Yaklaşık 30 yılı aşan profesyonel iş yaşamımda, büyük çoğunluğu Bursa’da olmak üzere farklı sektörlerde ve özellikle de pazarlama odaklı olarak üst düzey yöneticilik tecrübem oldu. Özellikle 2012 yılında BESOB-Lokantacılar Odası ve İnoksan/Akademi İnoksan işbirliği ile ekipte yer alan aşçılarımızla Bursa’nın geleneksel yemeklerinin tanıtılmasına yönelik bir ilki gerçekleştirdiğimiz “Bursa Yemekleri Kitabı” projesi benim için unutulmaz bir deneyimdi. Sayısız projeler içinde 2007 yılında koordinatörlüğünü yaptığım “Deniz Yıldızı” projesinin de ayrı bir önemi vardır. Sivil toplum kuruluşu, özel sektör ve kamu kurumunun, kurumsal vatandaş olarak başarılı bir iş birliğinin olduğu bu projede kırsal bölgedeki ailesinden uzakta eğitimini sürdürmek zorunda olan genç kızların sosyal yaşam yetkinliklerin artırılması ve meslek edinmelerinin sağlanmasını amaçlıyordu. Mesleki alan konusu ise gastronomiydi. Yıl 2020, Bursa’nın gastronomi turizm değer zincirinin tüm halkalarına sahip olmasına rağmen hala lisans ve lisansüstü eğitim programlarının olmaması çok büyük bir eksikliktir. Turizm Fakültesinin ve bu fakülte bünyesinde oluşturulacak bir Gastronomi ve Mutfak Sanatları bölümünün mutlaka olması gerekiyor.

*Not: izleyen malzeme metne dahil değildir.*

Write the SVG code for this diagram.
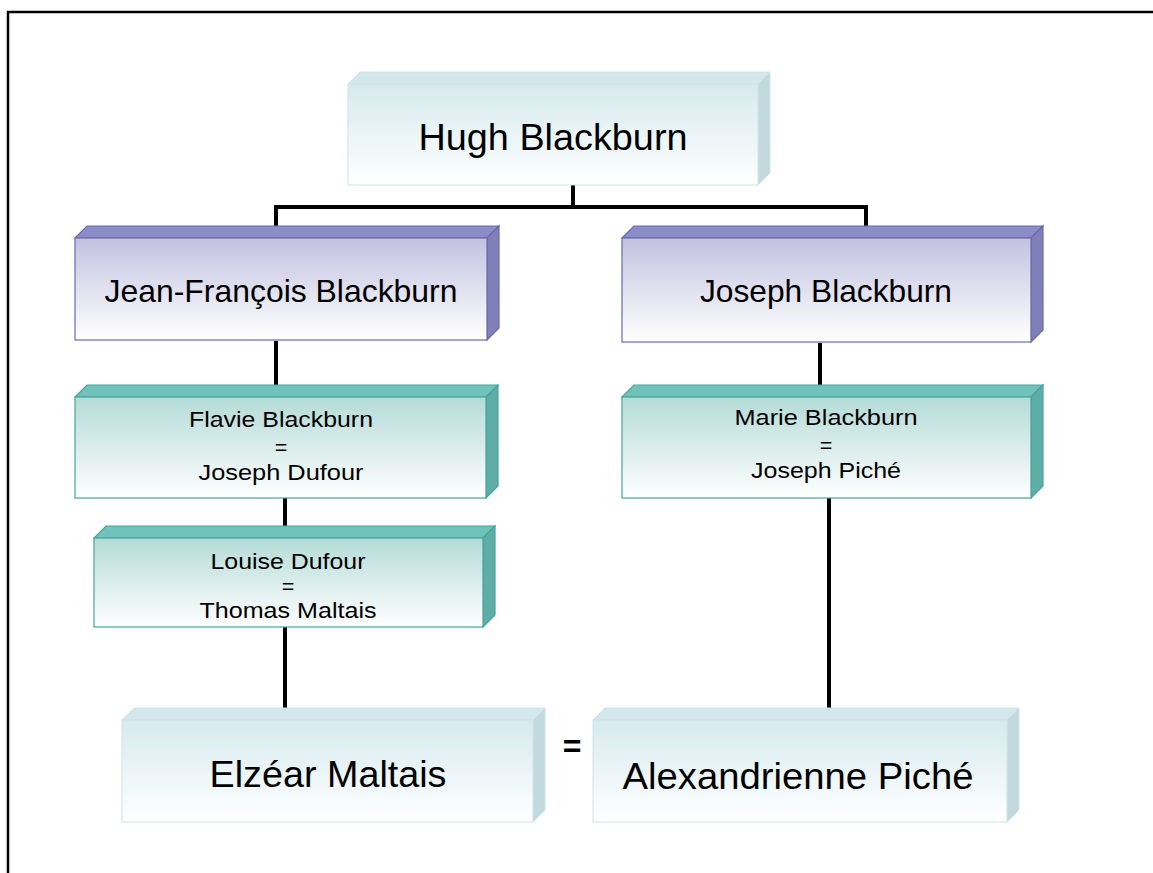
<svg xmlns="http://www.w3.org/2000/svg" width="1153" height="873" viewBox="0 0 1153 873">
  <defs>
    <linearGradient id="gPale" x1="0" y1="0" x2="0" y2="1">
      <stop offset="0" stop-color="#d6eaee"/>
      <stop offset="1" stop-color="#ffffff"/>
    </linearGradient>
    <linearGradient id="gViolet" x1="0" y1="0" x2="0" y2="1">
      <stop offset="0" stop-color="#c2c2e0"/>
      <stop offset="1" stop-color="#ffffff"/>
    </linearGradient>
    <linearGradient id="gTeal" x1="0" y1="0" x2="0" y2="1">
      <stop offset="0" stop-color="#b4dbd7"/>
      <stop offset="1" stop-color="#ffffff"/>
    </linearGradient>
    <style>
      text { font-family: "Liberation Sans", Arial, sans-serif; fill: #000; text-anchor: middle; }
      .big { font-size: 36px; }
      .mid { font-size: 32px; }
      .small { font-size: 21.5px; }
      .eq { font-size: 32px; font-weight: bold; }
      .pale .front { fill: url(#gPale); stroke: #cfe2e5; stroke-width: 1; }
      .pale .top { fill: #d3e8ec; stroke: #cfe2e5; stroke-width: 1; }
      .pale .side { fill: #c2d9dd; stroke: #cfe2e5; stroke-width: 1; }
      .violet .front { fill: url(#gViolet); stroke: #6a6aac; stroke-width: 1.2; }
      .violet .top { fill: #8c8cc8; stroke: #6a6aac; stroke-width: 1.2; }
      .violet .side { fill: #7f7fb9; stroke: #6a6aac; stroke-width: 1.2; }
      .teal .front { fill: url(#gTeal); stroke: #48a49c; stroke-width: 1.2; }
      .teal .top { fill: #70c2ba; stroke: #48a49c; stroke-width: 1.2; }
      .teal .side { fill: #5eaea7; stroke: #48a49c; stroke-width: 1.2; }
      .conn { stroke: #000; stroke-width: 4; fill: none; }
    </style>
  </defs>

  <rect width="1153" height="873" fill="#ffffff"/>
  <!-- page frame -->
  <rect x="8" y="12" width="1160" height="880" fill="none" stroke="#000" stroke-width="2.5"/>

  <!-- connectors -->
  <g id="connectors" class="conn">
    <path d="M573 185 V207 M276 207 H866 M276 205 V227 M866 205 V227"/>
    <path d="M276 341 V385"/>
    <path d="M820 343 V385"/>
    <path d="M285 498 V526"/>
    <path d="M285 627 V709"/>
    <path d="M829 498 V709"/>
  </g>

  <!-- Hugh Blackburn -->
  <g id="hugh" class="pale">
    <polygon class="top" points="348,84 360,72 770,72 758,84"/>
    <polygon class="side" points="758,84 770,72 770,173 758,185"/>
    <rect class="front" x="348" y="84" width="410" height="101"/>
    <text class="big" x="553" y="150" textLength="269" lengthAdjust="spacingAndGlyphs">Hugh Blackburn</text>
  </g>

  <!-- Jean-François Blackburn -->
  <g id="jean-francois" class="violet">
    <polygon class="top" points="75,238 87,226 499,226 487,238"/>
    <polygon class="side" points="487,238 499,226 499,328 487,340"/>
    <rect class="front" x="75" y="238" width="412" height="102"/>
    <text class="mid" x="281" y="302" textLength="353" lengthAdjust="spacingAndGlyphs">Jean-François Blackburn</text>
  </g>

  <!-- Joseph Blackburn -->
  <g id="joseph" class="violet">
    <polygon class="top" points="622,238 634,226 1043,226 1031,238"/>
    <polygon class="side" points="1031,238 1043,226 1043,330 1031,342"/>
    <rect class="front" x="622" y="238" width="409" height="104"/>
    <text class="mid" x="826" y="302" textLength="252" lengthAdjust="spacingAndGlyphs">Joseph Blackburn</text>
  </g>

  <!-- Flavie Blackburn = Joseph Dufour -->
  <g id="flavie" class="teal">
    <polygon class="top" points="75,397 87,385 498,385 486,397"/>
    <polygon class="side" points="486,397 498,385 498,486 486,498"/>
    <rect class="front" x="75" y="397" width="411" height="101"/>
    <text class="small" x="281" y="427" textLength="184" lengthAdjust="spacingAndGlyphs">Flavie Blackburn</text>
    <text class="small" x="281" y="455">=</text>
    <text class="small" x="281" y="480" textLength="165" lengthAdjust="spacingAndGlyphs">Joseph Dufour</text>
  </g>

  <!-- Marie Blackburn = Joseph Piché -->
  <g id="marie" class="teal">
    <polygon class="top" points="622,397 634,385 1043,385 1031,397"/>
    <polygon class="side" points="1031,397 1043,385 1043,486 1031,498"/>
    <rect class="front" x="622" y="397" width="409" height="101"/>
    <text class="small" x="826" y="425" textLength="183" lengthAdjust="spacingAndGlyphs">Marie Blackburn</text>
    <text class="small" x="826" y="453">=</text>
    <text class="small" x="826" y="478" textLength="150" lengthAdjust="spacingAndGlyphs">Joseph Piché</text>
  </g>

  <!-- Louise Dufour = Thomas Maltais -->
  <g id="louise" class="teal">
    <polygon class="top" points="94,538 106,526 495,526 483,538"/>
    <polygon class="side" points="483,538 495,526 495,615 483,627"/>
    <rect class="front" x="94" y="538" width="389" height="89"/>
    <text class="small" x="288" y="569" textLength="155" lengthAdjust="spacingAndGlyphs">Louise Dufour</text>
    <text class="small" x="288" y="594">=</text>
    <text class="small" x="288" y="618" textLength="177" lengthAdjust="spacingAndGlyphs">Thomas Maltais</text>
  </g>

  <!-- Elzéar Maltais -->
  <g id="elzear" class="pale">
    <polygon class="top" points="122,720 134,708 545,708 533,720"/>
    <polygon class="side" points="533,720 545,708 545,810 533,822"/>
    <rect class="front" x="122" y="720" width="411" height="102"/>
    <text class="big" x="328" y="787" textLength="237" lengthAdjust="spacingAndGlyphs">Elzéar Maltais</text>
  </g>

  <!-- marriage sign -->
  <g id="marriage">
    <text class="eq" x="572" y="757">=</text>
  </g>

  <!-- Alexandrienne Piché -->
  <g id="alexandrienne" class="pale">
    <polygon class="top" points="593,720 605,708 1019,708 1007,720"/>
    <polygon class="side" points="1007,720 1019,708 1019,810 1007,822"/>
    <rect class="front" x="593" y="720" width="414" height="102"/>
    <text class="big" x="798" y="789" textLength="351" lengthAdjust="spacingAndGlyphs">Alexandrienne Piché</text>
  </g>
</svg>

TÜRKİYE’DE BU KAPSAMDA İLK KİTAP
Kitabınız nasıl bir deneyimin ürünü? Kimlere rehber olması için hazırlandı?
Gerek profesyonel iş yaşamımda ve gerekse Sivil Toplum Kuruluşlarında aldığım görevler ve sorumluklular ile yürütmüş olduğum faaliyetlerim sırasında, gastronomi, turizm ve sonuç olarak “Gastronomik Turizm” konusunda yurt içinde ve yurt dışındaki farklı bakış açılarını ve uygulamaları araştırma, gözlemleme ve deneyimleme imkânı buldum. Özellikle Gaziantep’in UNESCO Yaratıcı Şehirler Ağına üyelikle birlikte kurulan ve Yönetim Kurulu Üyesi olduğum Gastronomi ve Turizm Derneği’nin faaliyetleri kapsamındaki deneyimlerim de bana büyük bir zenginlik kattı. Tüm bu süreçte gastronomik turizme stratejik olarak yaklaşılmasındaki ihtiyacı tanımladım. Turizm alanında “Turizm Pazarlaması” kitabımdan sonra ikinci olan, ayrıca ülkemizde bu konuda ve kapsamda ilk olan “Gastronomik Turizm” kitabını yazdım. Bu kitap gastronomik turizmin; gerçek anlamının ortaya konulması, yerleştirilmesi ve daha fazla değer yaratılabilmesi için, uygulama ve eğitim süreçlerinde yer alan tüm paydaşların uygulamalarına yön verme ve farklı yaklaşımları tasarlamada bir bilgi kaynağı ve rehber niteliğinde hazırlanmıştır.